The necessity of trust in education is not much appreciated because it sits uncomfortably with our public creed of individualism. Individualism tacitly posits a kind of epistemic self-sufficiency that everyone has by default, or can achieve simply by following a clearly stated method of reasoning (“critical thinking skills”), applied to “information” that is readily available. This flattens the hierarchical relationship between student and teacher, or between student and text, and such flattening is one instance of Americans’ fraught relationship to the idea of authority.
The paradoxical thesis I wish to consider is this: Real independence of mind can be won only by a sustained process of submission to authority. There is a related paradox: A democratic society, precisely because it requires such independence of thought if it is to be something other than mob rule, requires education conducted with an aristocratic ethos.
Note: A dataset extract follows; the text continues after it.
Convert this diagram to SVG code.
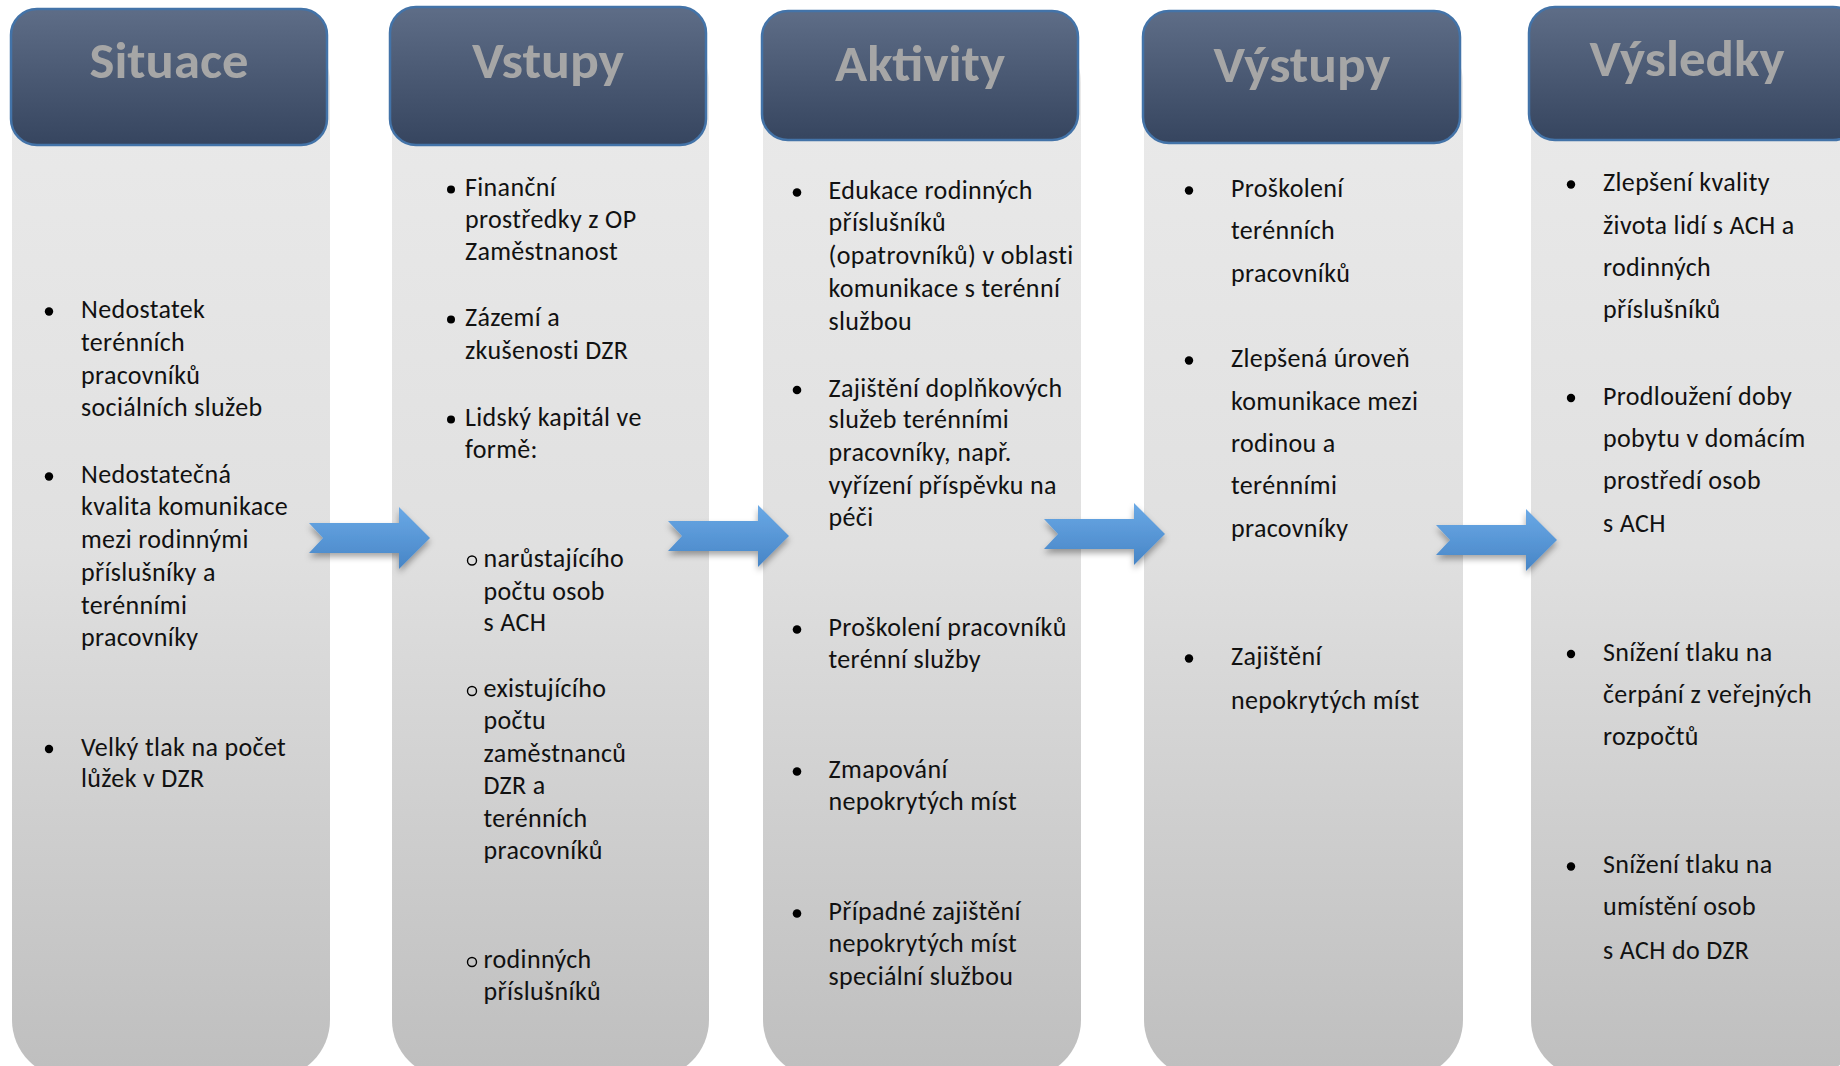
<svg xmlns="http://www.w3.org/2000/svg" xmlns:xlink="http://www.w3.org/1999/xlink" width="1840" height="1066" viewBox="0 0 1840 1066">
<defs>
<linearGradient id="bodyGrad" gradientUnits="userSpaceOnUse" x1="0" y1="120" x2="0" y2="1066">
<stop offset="0" stop-color="#e9e9e9"/>
<stop offset="0.45" stop-color="#e0e0e0"/>
<stop offset="1" stop-color="#bfbfbf"/>
</linearGradient>
<linearGradient id="hdrGrad" x1="0" y1="0" x2="0" y2="1">
<stop offset="0" stop-color="#5e6d87"/>
<stop offset="1" stop-color="#36455f"/>
</linearGradient>
<linearGradient id="arrGrad" x1="0" y1="0" x2="0" y2="1">
<stop offset="0" stop-color="#6aa9e6"/>
<stop offset="1" stop-color="#4785c6"/>
</linearGradient>
<filter id="shadow" x="-20%" y="-30%" width="140%" height="170%">
<feDropShadow dx="0" dy="4" stdDeviation="3" flood-color="#000" flood-opacity="0.35"/>
</filter>
<path id="arrowShape" d="M0,-15 L90,-15 L90,-31 L121,0 L90,31 L90,15 L0,15 L14,0 Z"/>
</defs>
<style>
.body { fill: url(#bodyGrad); }
.hdr { fill: url(#hdrGrad); stroke: #4373a8; stroke-width: 2.5; }
.htxt { font-family: Carlito, Lato, "Open Sans", sans-serif; font-weight: bold; font-size: 50px; fill: #a6a6a6; text-anchor: middle; }
.t { font-family: Carlito, Lato, "Liberation Sans", sans-serif; font-size: 26px; letter-spacing: 0.35px; fill: #111111; }
.b { fill: #000000; }
.sb { fill: none; stroke: #000000; stroke-width: 1.4; }
.arrow { fill: url(#arrGrad); filter: url(#shadow); }
</style>
<rect width="1840" height="1066" fill="#ffffff"/>

<g id="node-situace">
<rect class="body" x="12" y="25" width="318" height="1053" rx="58" ry="58"/>
<rect class="hdr" x="11" y="9" width="316" height="136" rx="26" ry="26"/>
<text class="htxt" x="169" y="78" textLength="159" lengthAdjust="spacingAndGlyphs">Situace</text>
<circle class="b" cx="49" cy="311.5" r="4.2"/>
<text class="t" x="81" y="318">Nedostatek</text>
<text class="t" x="81" y="351">terénních</text>
<text class="t" x="81" y="383.5">pracovníků</text>
<text class="t" x="81" y="416">sociálních služeb</text>
<circle class="b" cx="49" cy="476.5" r="4.2"/>
<text class="t" x="81" y="483">Nedostatečná</text>
<text class="t" x="81" y="515">kvalita komunikace</text>
<text class="t" x="81" y="548">mezi rodinnými</text>
<text class="t" x="81" y="581">příslušníky a</text>
<text class="t" x="81" y="613.5">terénními</text>
<text class="t" x="81" y="646">pracovníky</text>
<circle class="b" cx="49" cy="749" r="4.2"/>
<text class="t" x="81" y="755.5">Velký tlak na počet</text>
<text class="t" x="81" y="787">lůžek v DZR</text>
</g>

<g id="node-vstupy">
<rect class="body" x="392" y="25" width="317" height="1053" rx="58" ry="58"/>
<rect class="hdr" x="390" y="7" width="316" height="138" rx="26" ry="26"/>
<text class="htxt" x="548" y="78" textLength="152" lengthAdjust="spacingAndGlyphs">Vstupy</text>
<circle class="b" cx="451" cy="189.5" r="4"/>
<text class="t" x="465" y="196">Finanční</text>
<text class="t" x="465" y="227.5">prostředky z OP</text>
<text class="t" x="465" y="260">Zaměstnanost</text>
<circle class="b" cx="451" cy="319.5" r="4"/>
<text class="t" x="465" y="326">Zázemí a</text>
<text class="t" x="465" y="359">zkušenosti DZR</text>
<circle class="b" cx="451" cy="419.5" r="4"/>
<text class="t" x="465" y="426">Lidský kapitál ve</text>
<text class="t" x="465" y="457.5">formě:</text>
<circle class="sb" cx="472" cy="560.5" r="4.5"/>
<text class="t" x="483.5" y="566.5">narůstajícího</text>
<text class="t" x="483.5" y="599.5">počtu osob</text>
<text class="t" x="483.5" y="631">s ACH</text>
<circle class="sb" cx="472" cy="691" r="4.5"/>
<text class="t" x="483.5" y="697">existujícího</text>
<text class="t" x="483.5" y="728.5">počtu</text>
<text class="t" x="483.5" y="761.5">zaměstnanců</text>
<text class="t" x="483.5" y="794">DZR a</text>
<text class="t" x="483.5" y="827">terénních</text>
<text class="t" x="483.5" y="859">pracovníků</text>
<circle class="sb" cx="472" cy="962" r="4.5"/>
<text class="t" x="483.5" y="968">rodinných</text>
<text class="t" x="483.5" y="1000">příslušníků</text>
</g>

<g id="node-aktivity">
<rect class="body" x="763" y="25" width="318" height="1053" rx="58" ry="58"/>
<rect class="hdr" x="762" y="11" width="316" height="129" rx="26" ry="26"/>
<text class="htxt" x="920" y="81" textLength="170" lengthAdjust="spacingAndGlyphs">Aktivity</text>
<circle class="b" cx="797" cy="192.5" r="4.3"/>
<text class="t" x="828.5" y="199">Edukace rodinných</text>
<text class="t" x="828.5" y="231">příslušníků</text>
<text class="t" x="828.5" y="264">(opatrovníků) v oblasti</text>
<text class="t" x="828.5" y="296.5">komunikace s terénní</text>
<text class="t" x="828.5" y="329.5">službou</text>
<circle class="b" cx="797" cy="390" r="4.3"/>
<text class="t" x="828.5" y="396.5">Zajištění doplňkových</text>
<text class="t" x="828.5" y="428">služeb terénními</text>
<text class="t" x="828.5" y="461">pracovníky, např.</text>
<text class="t" x="828.5" y="494">vyřízení příspěvku na</text>
<text class="t" x="828.5" y="525.5">péči</text>
<circle class="b" cx="797" cy="629.5" r="4.3"/>
<text class="t" x="828.5" y="636">Proškolení pracovníků</text>
<text class="t" x="828.5" y="667.5">terénní služby</text>
<circle class="b" cx="797" cy="771.5" r="4.3"/>
<text class="t" x="828.5" y="778">Zmapování</text>
<text class="t" x="828.5" y="809.5">nepokrytých míst</text>
<circle class="b" cx="797" cy="913.5" r="4.3"/>
<text class="t" x="828.5" y="920">Případné zajištění</text>
<text class="t" x="828.5" y="951.5">nepokrytých míst</text>
<text class="t" x="828.5" y="984.5">speciální službou</text>
</g>

<g id="node-vystupy">
<rect class="body" x="1144" y="25" width="319" height="1053" rx="58" ry="58"/>
<rect class="hdr" x="1143" y="11" width="317" height="132" rx="26" ry="26"/>
<text class="htxt" x="1302" y="82" textLength="177" lengthAdjust="spacingAndGlyphs">Výstupy</text>
<circle class="b" cx="1189" cy="190.5" r="4.2"/>
<text class="t" x="1231" y="197">Proškolení</text>
<text class="t" x="1231" y="239">terénních</text>
<text class="t" x="1231" y="281.5">pracovníků</text>
<circle class="b" cx="1189" cy="360.5" r="4.2"/>
<text class="t" x="1231" y="367">Zlepšená úroveň</text>
<text class="t" x="1231" y="409.5">komunikace mezi</text>
<text class="t" x="1231" y="451.5">rodinou a</text>
<text class="t" x="1231" y="494">terénními</text>
<text class="t" x="1231" y="537">pracovníky</text>
<circle class="b" cx="1189" cy="658.5" r="4.2"/>
<text class="t" x="1231" y="665">Zajištění</text>
<text class="t" x="1231" y="708.5">nepokrytých míst</text>
</g>

<g id="node-vysledky">
<rect class="body" x="1531" y="25" width="330" height="1053" rx="58" ry="58"/>
<rect class="hdr" x="1529" y="7" width="330" height="133" rx="26" ry="26"/>
<text class="htxt" x="1687" y="76" textLength="195" lengthAdjust="spacingAndGlyphs">Výsledky</text>
<circle class="b" cx="1571" cy="184.5" r="4.2"/>
<text class="t" x="1603" y="191">Zlepšení kvality</text>
<text class="t" x="1603" y="233.5">života lidí s ACH a</text>
<text class="t" x="1603" y="275.5">rodinných</text>
<text class="t" x="1603" y="318">příslušníků</text>
<circle class="b" cx="1571" cy="398" r="4.2"/>
<text class="t" x="1603" y="404.5">Prodloužení doby</text>
<text class="t" x="1603" y="447">pobytu v domácím</text>
<text class="t" x="1603" y="489">prostředí osob</text>
<text class="t" x="1603" y="531.5">s ACH</text>
<circle class="b" cx="1571" cy="654" r="4.2"/>
<text class="t" x="1603" y="660.5">Snížení tlaku na</text>
<text class="t" x="1603" y="702.5">čerpání z veřejných</text>
<text class="t" x="1603" y="745">rozpočtů</text>
<circle class="b" cx="1571" cy="866.5" r="4.2"/>
<text class="t" x="1603" y="873">Snížení tlaku na</text>
<text class="t" x="1603" y="915">umístění osob</text>
<text class="t" x="1603" y="958.5">s ACH do DZR</text>
</g>

<g id="connectors">
<use class="arrow" xlink:href="#arrowShape" href="#arrowShape" transform="translate(309,538)"/>
<use class="arrow" xlink:href="#arrowShape" href="#arrowShape" transform="translate(668,536)"/>
<use class="arrow" xlink:href="#arrowShape" href="#arrowShape" transform="translate(1044,534)"/>
<use class="arrow" xlink:href="#arrowShape" href="#arrowShape" transform="translate(1436,540)"/>
</g>
</svg>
Read the entire piece here.
As I have argued before, education requires risk. Risk requires a step of faith. It requires, as Crawford describes it, a willingness “place trust in a teacher” or a “text.”
I was delighted by this piece’s engagement with Michael Polanyi. I’ve long appreciated Polanyi’s account of knowledge, and this piece picked out aspects of it that I hadn’t noticed before.
What about the great breakthroughs in science and forms of government that opposed the reigning authorities? Are we all disciples of one master? How do we choose our authorities? Do they choose us?
Ron: I think you may be missing the point of the piece. We are reliant on texts and mentors who came before us. I think Crawford is suggesting that learning requires submission to such texts and mentors.